I like the suggestion of putting a lot of effort into looking for really good opportunities, too - I imagine this is often neglected. A side point there is that obviously in some fields this is more worth doing than others, because some fields are going to be higher variance than others in terms of how good the opportunities are. e.g. I'd imagine there's higher variance in software jobs than in certain academic ones.

This strongly fits with my experience. Even on a pure earnings basis, as I've researched various job opportunities I've found there's a shocking amount of variation on how much two job opportunities can differ, much more than I initially anticipated based on a naive view of what a competitive job market looks like. Often this pops up in non-obvious ways.

Actually examples that might happen to you: one finance firm turns out to be much better about paying bonuses to new employees who make big contributions right away. Or maybe Google only offers you slightly more cash than the startup you interviewed with—but the startup is giving you so little equity it won't be worth much even if the company gets acquired for $100 million, whereas Google offers you RSUs worth half again what your base salary is.

Do you have any thoughts about how to juggle timing when different opportunities will arise at different times? For example, if applying for jobs & university places at the same time, the response times will be very different.

The obvious strategy is to delay the decision as long as possible, but it's hard to know how to trade off confirmed options that will expire against potential options you haven't heard from yet.

One EA friend I talked to about this said he tried to do this, then found that when it came down to it he couldn't bear to let an opportunity slide while waiting for others, so just took the first thing he got.

I haven't had this problem in the past, probably because software companies are frequently so desperate for engineers that once they offer you a job they're OK being strung along for quite a while. Plus I've never applied for things as disparate as graduate programs and non-academic jobs at the same time. So my experience is limited!

However, I do think that careful negotiation can help with this problem for high-skill non-software fields as well. If a company thinks you're good enough to hire, they probably think you're good enough to wait a little while for (unless they're REALLY strapped for time). An exploding offer is often just them using Dark Arts to try to get people to accept before they can get better options, like what happened to your friend.

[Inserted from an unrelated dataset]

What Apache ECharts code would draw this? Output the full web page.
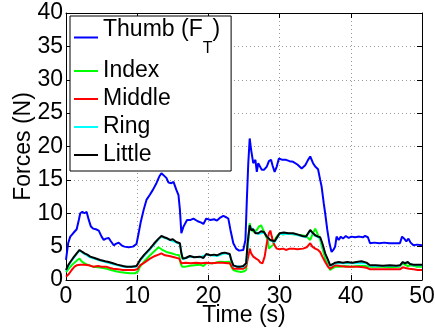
<!DOCTYPE html>
<html><head><meta charset="utf-8">
<script src="https://cdn.jsdelivr.net/npm/echarts@6/dist/echarts.min.js"></script>
<style>html,body{margin:0;padding:0;background:#fff}#c{width:435px;height:334px}</style>
</head><body><div id="c"></div>
<script>
const xMin = 0, xMax = 50, xStep = 10;
const yMin = 0, yMax = 40, yStep = 5;
const seriesNames = ['Thumb', 'Index', 'Middle', 'Ring', 'Little'];
const seriesColors = ['#0000ff', '#00ff00', '#ff0000', '#00ffff', '#000000'];

const thumb = [[0,3.0],[0.3,5.5],[0.6,6.5],[1.0,7.0],[1.5,7.6],[1.8,9.0],[2.0,10.0],[2.3,10.2],[2.6,10.0],[2.9,10.2],[3.2,9.0],[3.5,8.0],[3.8,7.7],[4.2,7.6],[4.6,7.4],[5.0,6.5],[5.3,6.0],[5.6,6.2],[6.0,6.3],[6.3,5.8],[6.7,5.2],[7.0,5.4],[7.4,5.6],[7.8,5.2],[8.2,5.0],[8.8,4.9],[9.4,5.0],[9.9,5.4],[10.2,7.0],[10.5,8.7],[10.9,10.5],[11.3,12.0],[11.8,12.8],[12.2,13.5],[12.7,14.5],[13.1,15.5],[13.4,16.0],[13.8,15.6],[14.1,15.3],[14.4,14.6],[14.8,14.5],[15.1,14.7],[15.5,13.5],[15.8,12.7],[16.0,10.5],[16.2,7.0],[16.5,8.0],[17.0,9.0],[17.5,9.0],[17.9,9.2],[18.5,8.8],[19.0,8.6],[19.3,8.4],[19.7,9.2],[20.3,9.0],[20.8,9.1],[21.2,8.9],[21.6,9.3],[22.1,9.6],[22.5,9.4],[22.8,9.2],[23.1,7.5],[23.5,5.5],[23.9,4.7],[24.3,4.4],[24.9,4.5],[25.2,6.0],[25.4,12.0],[25.6,17.5],[25.8,21.2],[26.0,19.5],[26.3,17.5],[26.6,18.0],[26.8,16.2],[27.0,17.5],[27.2,17.7],[27.5,16.5],[27.8,16.5],[28.2,17.0],[28.5,17.8],[28.8,18.0],[29.0,17.2],[29.3,16.2],[29.6,17.0],[29.9,18.2],[30.4,18.0],[30.9,18.0],[31.4,17.8],[31.9,17.7],[32.5,17.3],[33.1,16.7],[33.6,17.2],[34.0,18.0],[34.3,18.5],[34.7,17.5],[35.0,17.0],[35.4,16.6],[35.7,15.0],[35.9,14.0],[36.2,11.5],[36.4,10.0],[36.7,7.5],[37.0,5.5],[37.3,4.2],[37.6,4.6],[37.8,5.0],[38.0,6.5],[38.3,6.0],[38.6,6.5],[38.9,6.2],[39.3,6.6],[39.7,6.3],[40.1,6.5],[40.6,6.4],[41.2,6.5],[41.7,6.4],[42.0,6.6],[42.4,6.4],[42.7,5.5],[43.3,5.6],[44.0,5.5],[44.7,5.6],[45.4,5.5],[46.2,5.5],[46.9,5.5],[47.2,6.5],[47.5,6.2],[47.8,5.8],[48.1,6.2],[48.4,5.6],[48.8,5.2],[49.3,5.3],[50,5.2]];

const index = [[0,1.2],[0.4,1.7],[0.8,2.2],[1.2,2.6],[1.6,3.0],[1.9,3.2],[2.2,2.8],[2.6,2.5],[3.0,2.3],[3.8,2.0],[4.5,1.9],[5.2,1.8],[5.7,1.7],[6.3,1.5],[7.0,1.3],[7.5,1.2],[8.3,1.1],[9.0,1.0],[9.7,1.0],[10.1,1.3],[10.4,2.0],[11.0,2.8],[11.8,3.7],[12.4,4.3],[13.0,4.9],[13.4,4.6],[14.1,4.2],[14.8,4.0],[15.4,3.8],[15.9,3.7],[16.1,2.5],[16.3,2.0],[16.8,2.0],[17.2,2.1],[18.0,2.2],[18.8,2.3],[19.3,2.1],[19.7,2.5],[20.5,2.5],[21.0,2.6],[21.6,2.75],[22.3,2.7],[23.0,2.75],[23.2,2.0],[23.5,1.5],[24.0,1.3],[24.6,1.2],[25.0,1.3],[25.3,1.5],[25.5,5.0],[25.8,8.5],[26.0,7.5],[26.4,7.2],[26.8,7.5],[27.1,8.0],[27.4,8.2],[27.7,7.5],[28.0,6.8],[28.3,6.0],[28.5,4.7],[28.8,5.0],[29.1,5.3],[29.3,6.0],[29.6,6.5],[30.0,7.0],[30.5,6.8],[31.0,7.0],[31.6,6.9],[32.2,6.8],[33.0,6.7],[33.7,6.6],[34.0,6.3],[34.3,6.0],[34.6,6.8],[35.0,7.7],[35.3,7.0],[35.7,6.0],[36.0,4.8],[36.4,3.2],[36.8,2.2],[37.1,1.5],[37.5,1.8],[37.9,2.0],[38.5,2.0],[39.2,2.1],[40.0,2.0],[41.0,2.1],[42.0,2.1],[42.7,2.0],[43.5,2.0],[44.5,2.0],[45.5,1.9],[46.5,2.0],[46.9,2.0],[47.3,2.5],[47.6,2.3],[48.0,2.1],[48.5,2.2],[49.2,2.0],[50,2.0]];

const middle = [[0,0.5],[0.4,0.9],[0.8,1.5],[1.2,2.0],[1.5,2.2],[2.0,2.3],[2.6,2.3],[3.2,2.2],[3.8,2.0],[4.5,2.1],[5.0,2.0],[5.6,2.0],[6.2,1.8],[6.6,1.7],[7.3,1.6],[8.0,1.5],[8.8,1.5],[9.6,1.5],[10.0,1.6],[10.4,2.2],[11.0,2.6],[11.8,3.2],[12.5,3.6],[13.0,3.8],[13.4,4.0],[13.9,3.7],[14.5,3.6],[15.2,3.4],[15.9,3.2],[16.2,2.5],[16.8,2.6],[17.5,2.5],[18.3,2.6],[19.0,2.5],[19.7,2.6],[20.5,2.5],[21.2,2.6],[22.0,2.6],[22.7,2.5],[23.0,2.5],[23.3,2.0],[23.5,1.7],[24.2,1.7],[24.9,1.7],[25.3,2.0],[25.6,3.5],[25.8,4.7],[26.0,4.0],[26.3,3.5],[26.7,3.2],[27.0,3.0],[27.3,2.6],[27.6,2.5],[27.9,3.5],[28.2,5.5],[28.5,7.0],[28.7,7.4],[28.9,6.5],[29.1,5.7],[29.3,5.2],[29.6,4.7],[30.0,4.6],[30.5,4.7],[30.9,4.5],[31.4,4.7],[31.9,4.7],[32.5,4.6],[33.3,4.7],[33.8,4.9],[34.3,5.5],[34.6,5.0],[35.0,4.7],[35.4,4.5],[35.7,4.2],[36.0,3.5],[36.4,2.7],[36.8,2.0],[37.1,1.7],[37.5,2.0],[37.8,2.2],[38.5,2.1],[39.3,2.0],[40.2,2.0],[41.0,2.0],[41.8,1.9],[42.3,1.8],[42.7,1.6],[43.5,1.6],[44.5,1.6],[45.5,1.6],[46.4,1.6],[46.9,1.6],[47.3,1.9],[47.7,1.8],[48.2,1.7],[48.8,1.6],[49.4,1.5],[50,1.5]];

const ring = [[0,1.4],[0.6,2.6],[1.5,3.9],[1.9,4.4],[2.6,3.9],[3.4,3.4],[4.8,2.9],[6.6,2.4],[8.0,2.0],[9.9,2.0],[10.4,2.9],[11.8,4.6],[13.0,6.1],[13.4,6.5],[14.1,6.2],[15.5,5.6],[16.0,5.4],[16.4,3.1],[17.4,3.5],[18.8,3.4],[19.7,3.8],[21.2,3.6],[22.3,4.0],[23.0,3.8],[23.5,2.1],[24.9,2.0],[25.3,2.4],[25.8,8.1],[26.3,7.5],[27.0,6.9],[27.8,7.1],[28.7,5.9],[29.3,5.7],[30.0,6.9],[31.9,6.9],[33.7,6.4],[34.3,7.4],[35.0,6.6],[35.7,6.3],[36.4,3.9],[37.1,2.1],[37.8,2.5],[40.2,2.5],[42.2,2.5],[42.7,2.1],[46.9,2.1],[47.3,2.6],[48.0,2.6],[48.8,2.2],[50,2.2]];

const little = [[0,1.5],[0.3,2.2],[0.6,2.7],[1.0,3.3],[1.5,4.0],[1.9,4.5],[2.3,4.2],[2.6,4.0],[3.0,3.8],[3.4,3.5],[4.0,3.3],[4.8,3.0],[5.5,2.8],[6.0,2.7],[6.6,2.5],[7.2,2.3],[8.0,2.1],[8.5,2.0],[9.2,2.0],[9.9,2.1],[10.4,3.0],[11.0,3.8],[11.8,4.7],[12.4,5.5],[13.0,6.2],[13.4,6.6],[13.8,6.4],[14.1,6.3],[14.6,6.0],[15.0,6.1],[15.5,5.7],[16.0,5.5],[16.2,4.0],[16.4,3.2],[16.8,3.3],[17.4,3.6],[18.0,3.4],[18.8,3.5],[19.3,3.3],[19.7,3.9],[20.3,3.7],[20.8,3.8],[21.2,3.7],[21.8,4.0],[22.3,4.1],[23.0,3.9],[23.2,3.0],[23.5,2.2],[24.0,2.0],[24.5,2.0],[24.9,2.1],[25.3,2.5],[25.5,5.5],[25.8,8.2],[26.0,7.5],[26.3,7.6],[26.6,7.0],[27.0,7.0],[27.4,7.3],[27.8,7.2],[28.2,6.5],[28.7,6.0],[29.3,5.8],[29.7,6.5],[30.0,7.0],[30.6,7.1],[31.2,7.0],[31.9,7.0],[32.6,6.8],[33.2,6.6],[33.7,6.5],[34.0,7.0],[34.3,7.5],[34.7,7.0],[35.0,6.7],[35.4,6.5],[35.7,6.4],[36.0,5.5],[36.4,4.0],[36.8,3.0],[37.1,2.2],[37.5,2.4],[37.8,2.6],[38.3,2.7],[38.9,2.6],[39.5,2.7],[40.2,2.6],[40.8,2.7],[41.5,2.8],[42.2,2.6],[42.7,2.2],[43.5,2.2],[44.5,2.15],[45.5,2.2],[46.4,2.15],[46.9,2.2],[47.3,2.7],[47.6,2.5],[48.0,2.7],[48.3,2.4],[48.8,2.3],[49.4,2.3],[50,2.3]];

const seriesData = [thumb, index, middle, ring, little];
const FONT = 'Liberation Sans';

const chart = echarts.init(document.getElementById('c'), null, {renderer: 'canvas'});
const tickStyle = {show: true, inside: true, length: 5, lineStyle: {color: '#000', width: 1}};
const axisLine = {show: true, onZero: false, lineStyle: {color: '#000', width: 1}};
chart.setOption({
  animation: false,
  backgroundColor: '#fff',
  grid: {left: 66, right: 13, top: 13, bottom: 54, containLabel: false, outerBoundsMode: 'none'},
  legend: {
    orient: 'vertical', left: 70, top: 16,
    padding: [2, 11, 2, 4], itemGap: 0, itemWidth: 24, itemHeight: 2,
    icon: 'rect',
    backgroundColor: '#fff', borderColor: '#000', borderWidth: 1,
    data: seriesNames,
    formatter: n => n === 'Thumb' ? '{a|Thumb (F}{s|T}{a|)}' : n,
    textStyle: {
      color: '#000', fontSize: 23, fontFamily: FONT, lineHeight: 28,
      rich: {
        a: {fontSize: 23, fontFamily: FONT, color: '#000', lineHeight: 28, verticalAlign: 'top'},
        s: {fontSize: 16, fontFamily: FONT, color: '#000', lineHeight: 39, verticalAlign: 'bottom'}
      }
    }
  },
  xAxis: [{
    type: 'value', min: xMin, max: xMax, interval: xStep, position: 'bottom',
    name: 'Time (s)', nameLocation: 'middle', nameGap: 24, nameMoveOverlap: false,
    nameTextStyle: {fontSize: 23, fontFamily: FONT, color: '#000'},
    axisLine: axisLine, axisTick: tickStyle,
    axisLabel: {fontSize: 23, fontFamily: FONT, color: '#000', margin: 5},
    splitLine: {show: true, lineStyle: {color: '#999', type: [1, 3], width: 1}}
  }, {
    type: 'value', min: xMin, max: xMax, interval: xStep, position: 'top',
    axisLine: axisLine, axisTick: tickStyle, axisLabel: {show: false}, splitLine: {show: false}
  }],
  yAxis: [{
    type: 'value', min: yMin, max: yMax, interval: yStep, position: 'left',
    name: 'Forces (N)', nameLocation: 'middle', nameGap: 31, nameMoveOverlap: false,
    nameTextStyle: {fontSize: 23, fontFamily: FONT, color: '#000'},
    axisLine: axisLine, axisTick: tickStyle,
    axisLabel: {fontSize: 23, fontFamily: FONT, color: '#000', margin: 3},
    splitLine: {show: true, lineStyle: {color: '#999', type: [1, 3], width: 1}}
  }, {
    type: 'value', min: yMin, max: yMax, interval: yStep, position: 'right',
    axisLine: axisLine, axisTick: tickStyle, axisLabel: {show: false}, splitLine: {show: false}
  }],
  series: seriesNames.map((n, i) => ({
    name: n, type: 'line', data: seriesData[i], xAxisIndex: 0, yAxisIndex: 0,
    symbol: 'none', showSymbol: false,
    lineStyle: {color: seriesColors[i], width: 2},
    itemStyle: {color: seriesColors[i]},
    z: 2 + i
  }))
});
</script></body></html>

Between that, timing your job applications correctly, and investigating opportunities you haven't officially been offered yet to see whether you really want them, it's hopefully possible to smooth out many of the synchronization issues.

I completely agree with this. This is why we put so much emphasis on our general framework and how to choose process. Finding options that do well according to the framework is what ultimately matters; not the specific career path you're in.

I agree that your framework and process can apply to opportunity-level decisions as well as field-level decisions--I just think that it isn't emphasized in proportion to how useful I found it.

For instance, to me it looks like those pages are framed almost completely in terms of choosing broad career paths rather than choosing between individual opportunities. E.g., the heading on the framework page reads:

Our career evaluation framework helps you compare between different specific career options, like whether to go into consulting or grad school straight out of university; or whether to continue at your current for-profit job or leave to work for a non-profit.

To me this seems to emphasizes the field-level use-case for the framework but not the opportunity-level use case.

Ah ok, I had 'specific career options' in mind, but then I see the examples don't give the right impression. I'll change this.